Injecting low salinity water in sandstone reservoirs is the most practical example of smart water technology. However, the feasibility of low salinity flooding for enhanced oil recovery is controversial for carbonates due to the poor understanding of the displacement mechanisms, which should be potentially responsible for low salinity effect.
This project presents a novel concept to study the complicated interactions in solid/brine/crude oil systems at multiple scales with more insight on the physicochemical mechanisms affecting the wettability trend and hence, the potential of low salinity flooding. Different microscopic and macroscopic apparatuses were used including atomic force microscopy (AFM), quartz crystal microbalance (QCM), microfluidic system, goniometer, and core flooding setup.
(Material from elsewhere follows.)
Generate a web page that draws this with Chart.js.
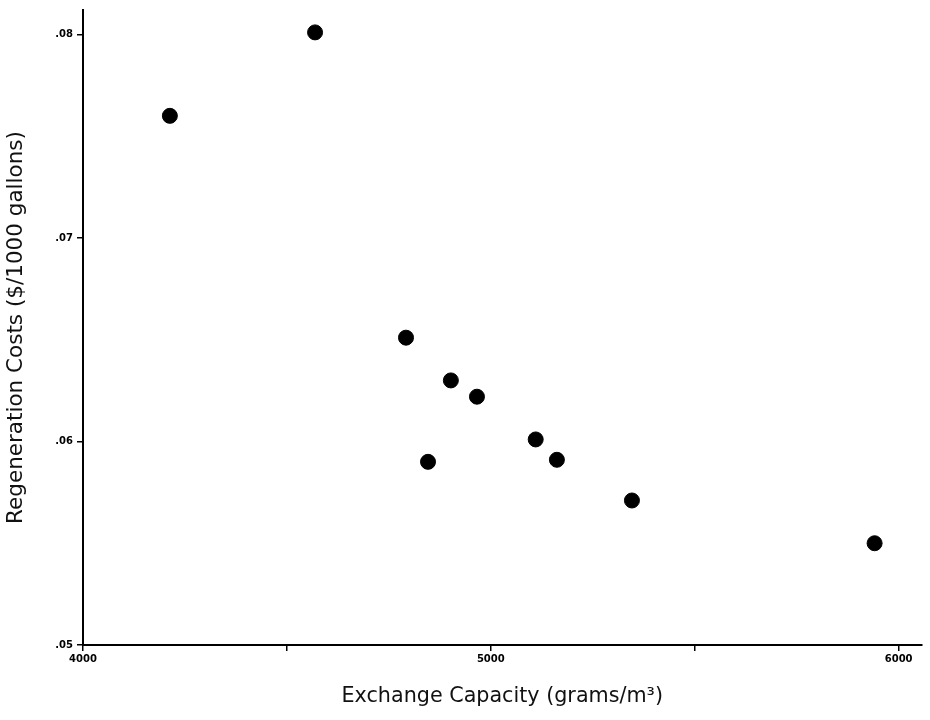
<!DOCTYPE html>
<html>
<head>
<meta charset="utf-8">
<script src="https://cdn.jsdelivr.net/npm/chart.js@4"></script>
<style>
  html, body { margin: 0; padding: 0; background: #fff; }
  #wrap { width: 930px; height: 720px; }
</style>
</head>
<body>
<div id="wrap"><canvas id="c" width="930" height="720"></canvas></div>
<script>
// Data
const exchangeCapacity = [4213, 4569, 4792, 4846, 4902, 4966, 5110, 5162, 5346, 5941];
const regenerationCost = [0.0760, 0.0801, 0.0651, 0.0590, 0.0630, 0.0622, 0.0601, 0.0591, 0.0571, 0.0550];
const xTickValues = [4000, 4500, 5000, 5500, 6000];
const xTickLabels = ['4000', '', '5000', '', '6000'];
const yTickValues = [0.05, 0.06, 0.07, 0.08];
const yTickLabels = ['.05', '.06', '.07', '.08'];

const points = exchangeCapacity.map((x, i) => ({ x: x, y: regenerationCost[i] }));

const TITLE_FONT = "'DejaVu Sans', 'Liberation Sans', Arial, sans-serif";
const TICK_FONT = "'DejaVu Sans', 'Liberation Sans', Arial, sans-serif";

new Chart(document.getElementById('c'), {
  type: 'scatter',
  data: {
    datasets: [{
      data: points,
      backgroundColor: '#000',
      borderColor: '#000',
      pointRadius: 7.5,
      pointHoverRadius: 7.5
    }]
  },
  options: {
    responsive: false,
    animation: false,
    devicePixelRatio: 1,
    layout: { padding: { top: 8, right: 0, left: 0, bottom: 0 } },
    plugins: { legend: { display: false }, tooltip: { enabled: false } },
    scales: {
      x: {
        type: 'linear',
        min: 4000,
        max: 6056,
        afterBuildTicks: s => { s.ticks = xTickValues.map(v => ({ value: v })); },
        afterFit: s => { s.height = 75; },
        ticks: {
          autoSkip: false,
          maxRotation: 0,
          padding: 2,
          color: '#000',
          font: { family: TICK_FONT, size: 10, weight: 'bold' },
          callback: (v) => { const i = xTickValues.indexOf(v); return i >= 0 ? xTickLabels[i] : ''; }
        },
        grid: { display: true, drawOnChartArea: false, drawTicks: true, tickLength: 6, color: '#000', lineWidth: 1.5 },
        border: { display: true, color: '#000', width: 2 },
        title: {
          display: true,
          text: 'Exchange Capacity (grams/m³)',
          color: '#111',
          font: { family: TITLE_FONT, size: 20.7 },
          padding: { top: 0, bottom: 11 }
        }
      },
      y: {
        type: 'linear',
        min: 0.05,
        max: 0.0812,
        afterBuildTicks: s => { s.ticks = yTickValues.map(v => ({ value: v })); },
        afterFit: s => { s.width = 83; },
        ticks: {
          autoSkip: false,
          padding: 4,
          color: '#000',
          font: { family: TICK_FONT, size: 10, weight: 'bold' },
          callback: (v) => { const i = yTickValues.findIndex(t => Math.abs(t - v) < 1e-9); return i >= 0 ? yTickLabels[i] : ''; }
        },
        grid: { display: true, drawOnChartArea: false, drawTicks: true, tickLength: 6, color: '#000', lineWidth: 1.5 },
        border: { display: true, color: '#000', width: 2 },
        title: {
          display: true,
          text: 'Regeneration Costs ($/1000 gallons)',
          color: '#111',
          font: { family: TITLE_FONT, size: 21.5 },
          padding: { top: 4, bottom: 0 }
        }
      }
    }
  }
});
</script>
</body>
</html>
Studying the rock/brine/oil interactions at a macroscopic-scale shows that the salinity effect is more salient at the rock/liquid interface than the liquid/liquid interface, and the response to the brine composition is dominated by the chemical composition of crude oil with respect to its content of polar organic components, as well as the rock mineralogy. These results have been corroborated by a series of macroscopic core flooding experiments conducted at in-situ reservoir conditions. Molecular level QCM study also shows that increasing the content of negative polar components in crude oil leads to less desorption from calcite surface compared to the silica surface upon exposure to low saline solutions, verifying the macroscopic core flooding findings. Two times diluted seawater yielded the highest desorption efficiency as a result of a reduction in the adhesion forces, as detected by AFM study.
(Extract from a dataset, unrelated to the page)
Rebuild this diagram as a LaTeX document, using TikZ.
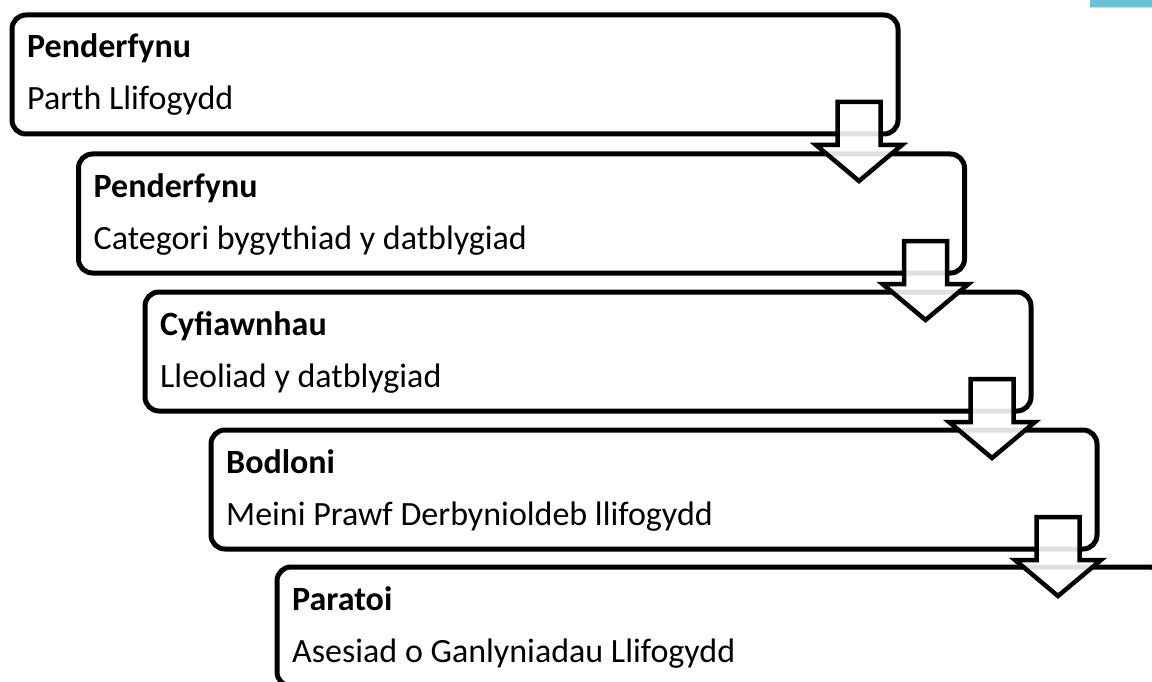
\documentclass[tikz,border=0pt]{standalone}
\usepackage{fontspec}
\setmainfont{Carlito}
\usetikzlibrary{calc}
\definecolor{barblue}{HTML}{6CC0D8}
\definecolor{barlight}{HTML}{BFE5EF}
\begin{document}
\begin{tikzpicture}[x=1pt,y=-1pt,
  stepbox/.style={draw=black, line width=5pt, rounded corners=14pt, fill=white,
    minimum width=886pt, minimum height=119pt, anchor=north west, inner sep=0pt, outer sep=0pt},
  titletext/.style={anchor=base west, inner sep=0pt, font=\fontsize{34}{40}\selectfont\bfseries},
  bodytext/.style={anchor=base west, inner sep=0pt, font=\fontsize{34}{40}\selectfont},
  downarrow/.style={draw=black, line width=4.5pt, fill=white, fill opacity=0.88, line join=miter}
]
\clip (0,0) rectangle (1152,682);
\useasboundingbox (0,0) rectangle (1152,682);
\fill[barblue] (1090,0) rectangle (1152,7.5);
\fill[barlight] (1090,7.5) rectangle (1152,8.5);

\node[stepbox] (b1) at (12,15) {};
\node[stepbox] (b2) at (78.5,154) {};
\node[stepbox] (b3) at (145,292) {};
\node[stepbox] (b4) at (211,430) {};
\node[stepbox] (b5) at (277,567) {};

\node[titletext] (t1) at ($(b1.north west)+(15,43)$) {Penderfynu};
\node[bodytext]  (s1) at ($(b1.north west)+(15,95)$) {Parth Llifogydd};
\node[titletext] (t2) at ($(b2.north west)+(15,43)$) {Penderfynu};
\node[bodytext]  (s2) at ($(b2.north west)+(15,95)$) {Categori bygythiad y datblygiad};
\node[titletext] (t3) at ($(b3.north west)+(15,43)$) {Cyfiawnhau};
\node[bodytext]  (s3) at ($(b3.north west)+(15,95)$) {Lleoliad y datblygiad};
\node[titletext] (t4) at ($(b4.north west)+(15,43)$) {Bodloni};
\node[bodytext]  (s4) at ($(b4.north west)+(15,95)$) {Meini Prawf Derbynioldeb llifogydd};
\node[titletext] (t5) at ($(b5.north west)+(15,43)$) {Paratoi};
\node[bodytext]  (s5) at ($(b5.north west)+(15,95)$) {Asesiad o Ganlyniadau Llifogydd};

\foreach \b in {b1,b2,b3,b4}{
  \draw[downarrow] ($(\b.south east)+(-60.5,-32)$) -- ++(43,0) -- ++(0,43) -- ++(21.5,0)
    -- ++(-43,36) -- ++(-43,-36) -- ++(21.5,0) -- cycle;
}
\end{tikzpicture}
\end{document}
Investigating the potential of enhancing oil recovery by low salinity flooding at the pore-scale, however, did not show any positive effect on the microscopic sweeping efficiency for the oil-wet system compared to the water-wet system. No change in the in-situ wettability was observed during a sequential low salinity injection in a hydrophobic microstructure, and the pore surfaces stay within a strongly oil-wet condition.
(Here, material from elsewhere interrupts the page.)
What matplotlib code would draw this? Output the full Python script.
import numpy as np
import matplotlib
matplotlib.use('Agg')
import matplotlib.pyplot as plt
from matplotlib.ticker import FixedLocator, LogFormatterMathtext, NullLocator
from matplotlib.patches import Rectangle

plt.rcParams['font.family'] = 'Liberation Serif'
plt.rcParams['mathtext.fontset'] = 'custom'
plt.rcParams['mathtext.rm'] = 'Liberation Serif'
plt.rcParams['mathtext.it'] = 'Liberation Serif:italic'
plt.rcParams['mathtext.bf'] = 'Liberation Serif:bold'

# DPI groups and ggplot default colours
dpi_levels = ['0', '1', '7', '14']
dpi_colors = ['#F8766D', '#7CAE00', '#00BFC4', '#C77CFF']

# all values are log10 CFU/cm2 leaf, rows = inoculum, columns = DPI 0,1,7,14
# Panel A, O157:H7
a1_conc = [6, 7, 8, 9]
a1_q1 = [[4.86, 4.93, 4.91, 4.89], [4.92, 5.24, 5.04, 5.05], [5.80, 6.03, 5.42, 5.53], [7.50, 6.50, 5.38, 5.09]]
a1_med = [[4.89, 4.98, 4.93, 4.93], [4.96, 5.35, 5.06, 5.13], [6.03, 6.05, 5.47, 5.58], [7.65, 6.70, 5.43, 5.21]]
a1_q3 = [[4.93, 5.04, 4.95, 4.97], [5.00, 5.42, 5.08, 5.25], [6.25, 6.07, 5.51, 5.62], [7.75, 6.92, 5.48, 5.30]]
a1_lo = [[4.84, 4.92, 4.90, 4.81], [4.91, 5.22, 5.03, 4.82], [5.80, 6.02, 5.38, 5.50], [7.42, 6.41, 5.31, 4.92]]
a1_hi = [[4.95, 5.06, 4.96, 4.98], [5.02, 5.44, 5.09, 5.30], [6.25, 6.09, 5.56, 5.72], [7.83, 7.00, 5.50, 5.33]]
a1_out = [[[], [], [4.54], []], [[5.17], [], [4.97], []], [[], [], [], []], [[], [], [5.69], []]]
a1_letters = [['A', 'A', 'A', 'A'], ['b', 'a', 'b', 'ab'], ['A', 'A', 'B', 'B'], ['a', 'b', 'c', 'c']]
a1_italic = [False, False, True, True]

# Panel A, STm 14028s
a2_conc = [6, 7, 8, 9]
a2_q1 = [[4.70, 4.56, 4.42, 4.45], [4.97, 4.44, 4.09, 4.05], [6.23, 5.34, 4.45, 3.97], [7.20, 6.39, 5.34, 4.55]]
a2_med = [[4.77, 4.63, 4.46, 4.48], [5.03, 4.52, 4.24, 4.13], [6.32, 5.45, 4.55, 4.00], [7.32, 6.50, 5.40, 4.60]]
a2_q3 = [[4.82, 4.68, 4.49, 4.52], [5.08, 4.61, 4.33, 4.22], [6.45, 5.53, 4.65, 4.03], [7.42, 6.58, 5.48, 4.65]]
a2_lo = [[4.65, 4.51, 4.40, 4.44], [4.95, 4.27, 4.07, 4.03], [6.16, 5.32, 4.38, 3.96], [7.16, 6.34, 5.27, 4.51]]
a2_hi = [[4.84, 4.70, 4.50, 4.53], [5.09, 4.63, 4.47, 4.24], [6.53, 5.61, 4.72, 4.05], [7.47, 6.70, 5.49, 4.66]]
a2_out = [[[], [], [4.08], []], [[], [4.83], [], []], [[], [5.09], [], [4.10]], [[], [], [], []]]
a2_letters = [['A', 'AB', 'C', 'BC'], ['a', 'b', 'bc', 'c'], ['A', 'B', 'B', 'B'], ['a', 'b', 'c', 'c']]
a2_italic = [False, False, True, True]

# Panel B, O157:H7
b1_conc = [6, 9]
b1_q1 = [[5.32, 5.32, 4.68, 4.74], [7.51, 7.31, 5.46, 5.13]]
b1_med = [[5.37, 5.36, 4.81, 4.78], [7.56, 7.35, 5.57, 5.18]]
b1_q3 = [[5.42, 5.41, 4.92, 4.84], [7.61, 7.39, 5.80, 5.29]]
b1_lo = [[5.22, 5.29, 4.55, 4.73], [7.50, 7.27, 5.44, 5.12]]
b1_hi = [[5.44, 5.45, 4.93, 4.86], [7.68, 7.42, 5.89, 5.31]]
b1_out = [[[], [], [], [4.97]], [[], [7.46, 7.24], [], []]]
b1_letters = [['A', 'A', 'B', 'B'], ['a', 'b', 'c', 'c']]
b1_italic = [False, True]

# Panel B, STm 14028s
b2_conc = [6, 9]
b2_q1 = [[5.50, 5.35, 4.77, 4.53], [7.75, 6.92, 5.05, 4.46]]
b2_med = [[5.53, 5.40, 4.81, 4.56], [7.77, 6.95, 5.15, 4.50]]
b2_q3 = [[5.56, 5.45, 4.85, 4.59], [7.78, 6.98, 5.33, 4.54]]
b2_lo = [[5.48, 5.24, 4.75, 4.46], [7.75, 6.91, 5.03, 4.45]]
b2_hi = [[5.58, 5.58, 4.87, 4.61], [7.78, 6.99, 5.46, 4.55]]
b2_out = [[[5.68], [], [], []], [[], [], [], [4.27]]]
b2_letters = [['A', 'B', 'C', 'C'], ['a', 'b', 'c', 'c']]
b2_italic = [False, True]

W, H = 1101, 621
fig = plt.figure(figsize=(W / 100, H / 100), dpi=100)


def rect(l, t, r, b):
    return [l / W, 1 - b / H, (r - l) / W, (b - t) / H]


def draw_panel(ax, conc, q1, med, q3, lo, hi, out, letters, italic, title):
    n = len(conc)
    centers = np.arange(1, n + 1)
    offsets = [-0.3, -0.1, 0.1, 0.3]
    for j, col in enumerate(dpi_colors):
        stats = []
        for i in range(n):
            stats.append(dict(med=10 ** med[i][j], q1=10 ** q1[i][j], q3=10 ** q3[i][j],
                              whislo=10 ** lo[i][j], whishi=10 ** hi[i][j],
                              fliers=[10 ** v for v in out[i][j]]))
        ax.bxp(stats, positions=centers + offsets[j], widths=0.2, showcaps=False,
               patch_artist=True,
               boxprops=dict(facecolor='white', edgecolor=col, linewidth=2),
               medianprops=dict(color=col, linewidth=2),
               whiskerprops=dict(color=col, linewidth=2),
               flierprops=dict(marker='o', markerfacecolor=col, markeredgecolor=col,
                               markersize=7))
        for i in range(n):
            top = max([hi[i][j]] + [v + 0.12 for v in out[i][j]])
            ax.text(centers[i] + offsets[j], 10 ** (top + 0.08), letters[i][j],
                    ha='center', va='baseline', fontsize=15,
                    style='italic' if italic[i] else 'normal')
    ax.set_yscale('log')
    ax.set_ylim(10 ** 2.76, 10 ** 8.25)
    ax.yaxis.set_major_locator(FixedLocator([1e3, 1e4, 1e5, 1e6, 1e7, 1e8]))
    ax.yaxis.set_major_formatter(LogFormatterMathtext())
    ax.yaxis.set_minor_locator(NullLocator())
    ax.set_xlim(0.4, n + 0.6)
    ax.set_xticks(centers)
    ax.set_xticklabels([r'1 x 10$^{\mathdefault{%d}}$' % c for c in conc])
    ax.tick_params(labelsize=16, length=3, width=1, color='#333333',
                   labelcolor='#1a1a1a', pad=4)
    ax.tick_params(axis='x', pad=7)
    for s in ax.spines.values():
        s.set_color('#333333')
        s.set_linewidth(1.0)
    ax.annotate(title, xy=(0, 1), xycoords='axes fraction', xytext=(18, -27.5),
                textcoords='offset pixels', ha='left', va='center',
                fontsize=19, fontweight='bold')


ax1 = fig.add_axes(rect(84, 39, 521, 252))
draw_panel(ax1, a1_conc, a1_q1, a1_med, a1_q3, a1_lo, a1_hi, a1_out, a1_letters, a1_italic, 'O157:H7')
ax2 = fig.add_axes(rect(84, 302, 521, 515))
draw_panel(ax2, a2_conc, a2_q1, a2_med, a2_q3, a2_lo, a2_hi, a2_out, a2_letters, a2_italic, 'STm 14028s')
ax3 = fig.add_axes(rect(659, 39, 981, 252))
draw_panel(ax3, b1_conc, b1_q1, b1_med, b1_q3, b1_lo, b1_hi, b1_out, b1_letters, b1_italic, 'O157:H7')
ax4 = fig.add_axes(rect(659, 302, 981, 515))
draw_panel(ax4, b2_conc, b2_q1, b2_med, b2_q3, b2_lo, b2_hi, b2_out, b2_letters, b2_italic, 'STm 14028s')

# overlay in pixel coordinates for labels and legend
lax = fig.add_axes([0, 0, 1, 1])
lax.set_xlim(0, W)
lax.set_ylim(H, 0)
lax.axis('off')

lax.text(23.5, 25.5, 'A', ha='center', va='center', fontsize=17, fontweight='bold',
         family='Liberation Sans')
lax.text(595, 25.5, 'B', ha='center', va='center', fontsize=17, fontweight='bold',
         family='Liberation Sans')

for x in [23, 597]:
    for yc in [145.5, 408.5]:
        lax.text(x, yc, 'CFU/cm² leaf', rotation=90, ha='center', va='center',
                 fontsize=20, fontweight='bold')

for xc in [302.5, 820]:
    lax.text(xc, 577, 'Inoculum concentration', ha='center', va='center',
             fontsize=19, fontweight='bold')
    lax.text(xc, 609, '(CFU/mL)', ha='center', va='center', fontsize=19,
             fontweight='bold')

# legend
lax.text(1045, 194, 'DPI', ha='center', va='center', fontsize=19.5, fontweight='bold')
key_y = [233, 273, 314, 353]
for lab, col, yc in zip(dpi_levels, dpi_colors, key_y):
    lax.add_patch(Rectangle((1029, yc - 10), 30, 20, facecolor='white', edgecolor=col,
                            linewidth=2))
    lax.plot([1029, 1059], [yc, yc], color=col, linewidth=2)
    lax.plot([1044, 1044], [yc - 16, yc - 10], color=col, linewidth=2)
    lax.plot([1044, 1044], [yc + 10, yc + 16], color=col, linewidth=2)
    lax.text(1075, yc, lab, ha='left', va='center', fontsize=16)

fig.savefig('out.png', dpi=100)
The work described in this thesis revealed that there is a critical brine concentration for EOR in carbonates that should be considered, after which no measurable effect is detected. Low salinity flooding is an inappropriate technique for enhanced oil recovery for the strongly oil-wet formations saturated with heavy-polar crude oils. In addition, while the expansion of the electric double layer at lower salt is likely to be responsible for reduced oil adhesion on carbonates, it is modulated by surface ions binding. Therefore, a combination of these two mechanisms, as well as the salting-out phenomenon has a dominating effect on low salinity flooding performance. The pore-flow of brine in the water-wet system is different from that of a completely oil-wet system, and thereby the potential and associated mechanisms of low salinity flooding are expected to be different.